図3は本発明の一実施例及び従来技術で製造された酸化物薄膜のエッチング均一性を示す比較図である。
図2及び
図3を参照し、従来技術に比べて、本技術案は粒子欠陥が明らかに減少し、ウェハ上の膜内の30ナノメートルよりも大きな粒子の数が5粒以下であるとともに、湿式エッチングの均一性も大幅に改善され、均一性が12.49%から2.24%に低下することが明確に理解される。
【0043】
以上の説明はアルミニウムの酸化物及び酸窒化物薄膜を形成する場合を例とし、理解されるように、本発明の方法は更に他の薄膜を製造することができ、例えばチタン、シリコン、ハフニウム又はタンタルの酸化物及び酸窒化物の複合薄膜を製造するためのものである。
【0044】
要するに、本発明の実施例に係る酸化物薄膜の製造方法において、ステップ2において、ターゲットに直流電力及びRF電力を同時に印加することにより、酸化物の成長過程における粒子欠陥の発生を減少させることができる。
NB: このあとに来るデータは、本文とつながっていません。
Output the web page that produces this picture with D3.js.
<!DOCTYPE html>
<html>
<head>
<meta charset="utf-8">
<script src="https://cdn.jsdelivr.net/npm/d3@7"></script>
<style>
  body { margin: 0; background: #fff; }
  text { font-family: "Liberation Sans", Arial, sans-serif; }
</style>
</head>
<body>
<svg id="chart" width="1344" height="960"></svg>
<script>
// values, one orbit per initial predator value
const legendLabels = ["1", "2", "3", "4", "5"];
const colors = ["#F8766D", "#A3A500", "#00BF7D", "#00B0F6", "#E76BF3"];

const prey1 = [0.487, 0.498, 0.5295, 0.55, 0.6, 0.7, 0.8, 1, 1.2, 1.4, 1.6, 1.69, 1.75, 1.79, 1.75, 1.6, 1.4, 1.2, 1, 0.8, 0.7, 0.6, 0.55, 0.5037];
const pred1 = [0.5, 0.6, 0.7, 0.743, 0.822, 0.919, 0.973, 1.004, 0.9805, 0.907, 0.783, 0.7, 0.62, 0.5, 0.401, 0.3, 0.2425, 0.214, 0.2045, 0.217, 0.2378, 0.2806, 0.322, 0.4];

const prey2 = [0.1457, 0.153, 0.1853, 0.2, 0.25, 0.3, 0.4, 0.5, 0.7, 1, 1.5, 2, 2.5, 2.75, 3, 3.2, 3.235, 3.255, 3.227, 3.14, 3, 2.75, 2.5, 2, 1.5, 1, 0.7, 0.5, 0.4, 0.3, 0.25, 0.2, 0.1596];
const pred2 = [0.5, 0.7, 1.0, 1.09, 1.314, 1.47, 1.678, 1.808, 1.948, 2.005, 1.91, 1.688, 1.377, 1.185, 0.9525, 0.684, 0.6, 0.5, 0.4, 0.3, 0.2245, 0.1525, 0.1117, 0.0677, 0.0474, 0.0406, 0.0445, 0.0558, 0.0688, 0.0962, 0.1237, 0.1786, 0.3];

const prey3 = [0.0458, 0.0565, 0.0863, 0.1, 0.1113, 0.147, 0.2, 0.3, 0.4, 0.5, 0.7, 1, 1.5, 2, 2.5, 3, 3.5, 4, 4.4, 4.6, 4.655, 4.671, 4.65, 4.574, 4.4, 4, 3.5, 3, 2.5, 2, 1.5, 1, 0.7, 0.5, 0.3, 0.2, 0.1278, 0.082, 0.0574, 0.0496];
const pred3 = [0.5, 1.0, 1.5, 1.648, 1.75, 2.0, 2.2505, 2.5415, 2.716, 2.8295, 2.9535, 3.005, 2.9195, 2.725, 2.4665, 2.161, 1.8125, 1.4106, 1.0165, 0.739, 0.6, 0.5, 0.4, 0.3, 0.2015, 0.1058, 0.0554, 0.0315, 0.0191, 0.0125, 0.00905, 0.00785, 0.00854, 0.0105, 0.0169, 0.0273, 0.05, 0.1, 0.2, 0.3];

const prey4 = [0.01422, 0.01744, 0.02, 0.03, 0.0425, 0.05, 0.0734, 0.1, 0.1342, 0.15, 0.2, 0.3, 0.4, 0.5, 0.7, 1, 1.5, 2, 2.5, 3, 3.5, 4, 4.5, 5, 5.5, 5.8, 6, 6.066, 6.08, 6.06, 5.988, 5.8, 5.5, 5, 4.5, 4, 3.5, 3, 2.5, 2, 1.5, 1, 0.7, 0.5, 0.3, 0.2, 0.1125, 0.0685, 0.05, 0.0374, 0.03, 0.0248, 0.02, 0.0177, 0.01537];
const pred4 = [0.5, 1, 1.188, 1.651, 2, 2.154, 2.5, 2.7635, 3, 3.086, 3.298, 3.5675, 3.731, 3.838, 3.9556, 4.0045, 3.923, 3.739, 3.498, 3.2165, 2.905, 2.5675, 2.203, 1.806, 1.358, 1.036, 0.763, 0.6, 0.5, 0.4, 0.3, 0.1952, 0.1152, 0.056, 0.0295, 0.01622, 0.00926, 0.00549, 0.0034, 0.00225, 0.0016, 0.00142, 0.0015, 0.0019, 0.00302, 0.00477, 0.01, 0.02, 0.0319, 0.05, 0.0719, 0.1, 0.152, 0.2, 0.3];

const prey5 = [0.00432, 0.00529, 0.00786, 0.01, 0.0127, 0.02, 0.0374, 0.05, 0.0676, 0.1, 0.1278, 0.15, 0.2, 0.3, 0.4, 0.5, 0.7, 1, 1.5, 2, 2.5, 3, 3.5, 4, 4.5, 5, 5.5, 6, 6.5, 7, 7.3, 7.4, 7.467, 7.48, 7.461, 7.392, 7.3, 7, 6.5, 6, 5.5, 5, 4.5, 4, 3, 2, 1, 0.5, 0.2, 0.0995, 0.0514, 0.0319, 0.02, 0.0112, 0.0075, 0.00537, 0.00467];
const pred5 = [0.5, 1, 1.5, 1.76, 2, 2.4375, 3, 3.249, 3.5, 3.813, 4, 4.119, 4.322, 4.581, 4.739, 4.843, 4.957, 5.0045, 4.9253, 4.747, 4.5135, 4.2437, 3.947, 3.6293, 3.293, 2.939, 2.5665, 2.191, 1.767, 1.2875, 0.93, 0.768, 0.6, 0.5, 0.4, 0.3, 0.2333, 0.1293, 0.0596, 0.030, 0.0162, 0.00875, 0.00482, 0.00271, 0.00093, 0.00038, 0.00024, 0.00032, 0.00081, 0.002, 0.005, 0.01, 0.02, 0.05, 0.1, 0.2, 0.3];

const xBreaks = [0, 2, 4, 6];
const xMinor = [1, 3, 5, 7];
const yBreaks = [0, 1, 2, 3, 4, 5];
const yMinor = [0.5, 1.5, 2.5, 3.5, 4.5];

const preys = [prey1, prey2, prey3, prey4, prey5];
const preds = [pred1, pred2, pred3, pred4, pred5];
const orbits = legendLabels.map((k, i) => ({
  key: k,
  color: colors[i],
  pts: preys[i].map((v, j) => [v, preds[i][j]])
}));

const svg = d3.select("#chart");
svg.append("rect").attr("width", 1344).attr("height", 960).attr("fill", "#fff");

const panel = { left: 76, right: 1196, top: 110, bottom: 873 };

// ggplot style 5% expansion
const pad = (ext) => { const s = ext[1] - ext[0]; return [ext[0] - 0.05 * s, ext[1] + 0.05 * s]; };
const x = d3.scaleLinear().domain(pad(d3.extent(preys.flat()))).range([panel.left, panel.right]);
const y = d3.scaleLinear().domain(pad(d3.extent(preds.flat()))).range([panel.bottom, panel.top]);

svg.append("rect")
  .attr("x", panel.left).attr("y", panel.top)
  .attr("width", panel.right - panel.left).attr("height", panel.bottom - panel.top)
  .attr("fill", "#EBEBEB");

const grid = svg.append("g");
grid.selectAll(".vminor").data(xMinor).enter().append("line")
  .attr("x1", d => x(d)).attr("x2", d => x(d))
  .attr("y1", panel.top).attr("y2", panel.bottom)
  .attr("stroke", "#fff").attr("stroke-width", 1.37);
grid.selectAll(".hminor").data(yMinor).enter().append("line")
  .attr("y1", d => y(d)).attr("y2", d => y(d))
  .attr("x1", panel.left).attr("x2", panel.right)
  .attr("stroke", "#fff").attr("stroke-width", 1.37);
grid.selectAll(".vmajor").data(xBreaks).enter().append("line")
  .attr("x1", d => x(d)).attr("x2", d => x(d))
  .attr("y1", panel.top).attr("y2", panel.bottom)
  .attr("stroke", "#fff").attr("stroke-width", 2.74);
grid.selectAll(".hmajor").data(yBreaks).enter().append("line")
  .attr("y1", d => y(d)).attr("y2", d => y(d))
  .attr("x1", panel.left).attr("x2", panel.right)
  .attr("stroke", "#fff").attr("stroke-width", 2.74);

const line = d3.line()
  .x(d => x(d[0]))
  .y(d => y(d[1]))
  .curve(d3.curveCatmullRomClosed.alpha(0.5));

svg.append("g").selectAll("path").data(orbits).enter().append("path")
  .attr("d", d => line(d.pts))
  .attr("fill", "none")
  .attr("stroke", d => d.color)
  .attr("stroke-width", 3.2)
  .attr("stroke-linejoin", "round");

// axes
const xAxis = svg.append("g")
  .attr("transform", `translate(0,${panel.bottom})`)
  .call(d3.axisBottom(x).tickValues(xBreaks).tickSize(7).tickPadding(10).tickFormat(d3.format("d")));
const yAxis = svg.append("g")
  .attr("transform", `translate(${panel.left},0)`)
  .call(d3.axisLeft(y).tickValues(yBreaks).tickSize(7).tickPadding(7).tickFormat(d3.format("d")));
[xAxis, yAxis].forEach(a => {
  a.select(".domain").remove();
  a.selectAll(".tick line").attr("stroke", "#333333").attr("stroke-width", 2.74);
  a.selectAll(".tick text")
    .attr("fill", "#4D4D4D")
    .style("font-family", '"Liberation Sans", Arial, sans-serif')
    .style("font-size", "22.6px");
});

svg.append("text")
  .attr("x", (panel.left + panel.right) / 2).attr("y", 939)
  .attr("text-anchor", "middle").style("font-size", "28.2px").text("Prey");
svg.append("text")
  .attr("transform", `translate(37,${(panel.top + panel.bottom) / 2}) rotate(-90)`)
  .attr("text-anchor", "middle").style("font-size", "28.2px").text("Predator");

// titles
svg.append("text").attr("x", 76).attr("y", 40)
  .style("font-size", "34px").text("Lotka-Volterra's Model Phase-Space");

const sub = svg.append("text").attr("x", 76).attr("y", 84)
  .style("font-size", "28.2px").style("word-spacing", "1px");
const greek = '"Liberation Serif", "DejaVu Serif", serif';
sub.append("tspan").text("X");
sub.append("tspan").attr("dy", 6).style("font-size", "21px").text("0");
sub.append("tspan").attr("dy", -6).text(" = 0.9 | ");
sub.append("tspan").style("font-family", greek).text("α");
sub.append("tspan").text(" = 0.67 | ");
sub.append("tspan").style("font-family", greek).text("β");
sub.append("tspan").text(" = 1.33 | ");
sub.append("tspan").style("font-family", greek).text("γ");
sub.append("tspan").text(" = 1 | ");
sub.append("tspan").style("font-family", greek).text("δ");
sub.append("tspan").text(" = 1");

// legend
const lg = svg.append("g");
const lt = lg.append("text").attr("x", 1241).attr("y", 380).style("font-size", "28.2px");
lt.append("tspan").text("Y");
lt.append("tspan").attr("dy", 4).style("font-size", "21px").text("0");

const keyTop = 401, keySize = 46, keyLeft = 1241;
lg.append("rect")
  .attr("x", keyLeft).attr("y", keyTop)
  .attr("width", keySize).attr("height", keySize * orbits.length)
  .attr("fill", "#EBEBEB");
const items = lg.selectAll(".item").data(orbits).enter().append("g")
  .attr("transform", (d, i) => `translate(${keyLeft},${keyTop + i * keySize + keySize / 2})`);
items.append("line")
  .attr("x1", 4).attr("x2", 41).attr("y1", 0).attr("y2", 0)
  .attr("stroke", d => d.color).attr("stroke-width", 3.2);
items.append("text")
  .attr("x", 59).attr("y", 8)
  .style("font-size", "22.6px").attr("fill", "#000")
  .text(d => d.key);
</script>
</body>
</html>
ステップ3において、衝撃ガス、酸化ガス及び窒素ガスの第2混合ガスを供給して、ベースにRF電力を印加することにより、酸窒化物薄膜をその場生成することができるだけでなく、酸化物薄膜の表面に対して所定のエッチングを施すこともでき、それにより酸化物薄膜の表面欠陥を減少させるとともに表面粗度を低減することができる。ステップ4において、上記第2混合ガスを供給し続けるとともに、ターゲットに直流電力及びRF電力を印加して、ベースにRF電力を印加することにより、ウェハの表面に高密度・低粗度の酸窒化物薄膜を成長形成することができ、それにより薄膜の品質を向上させることができ、且つ高品質の薄膜表面は更にエッチング層と金属層との間に過渡層を形成するように抑制することができ、これにより、金属層の酸化を減少させることができる。また、本発明の実施例に係る酸化物薄膜の製造方法において、薄膜の成長過程におけるイオンエネルギー及び分布の制御方式を増加し、プロセスウィンドウを広げ、高密度の酸化物薄膜を製造するために有効な方法を提供する。
【0045】
以上は本発明の各実施例を説明したが、上記説明は例示的なものであって、網羅的なものではなく、且つ開示された各実施例に限らない。説明された各実施例の範囲及び主旨を逸脱せずに、当業者にとって多くの修正及び変更がいずれも明らかである。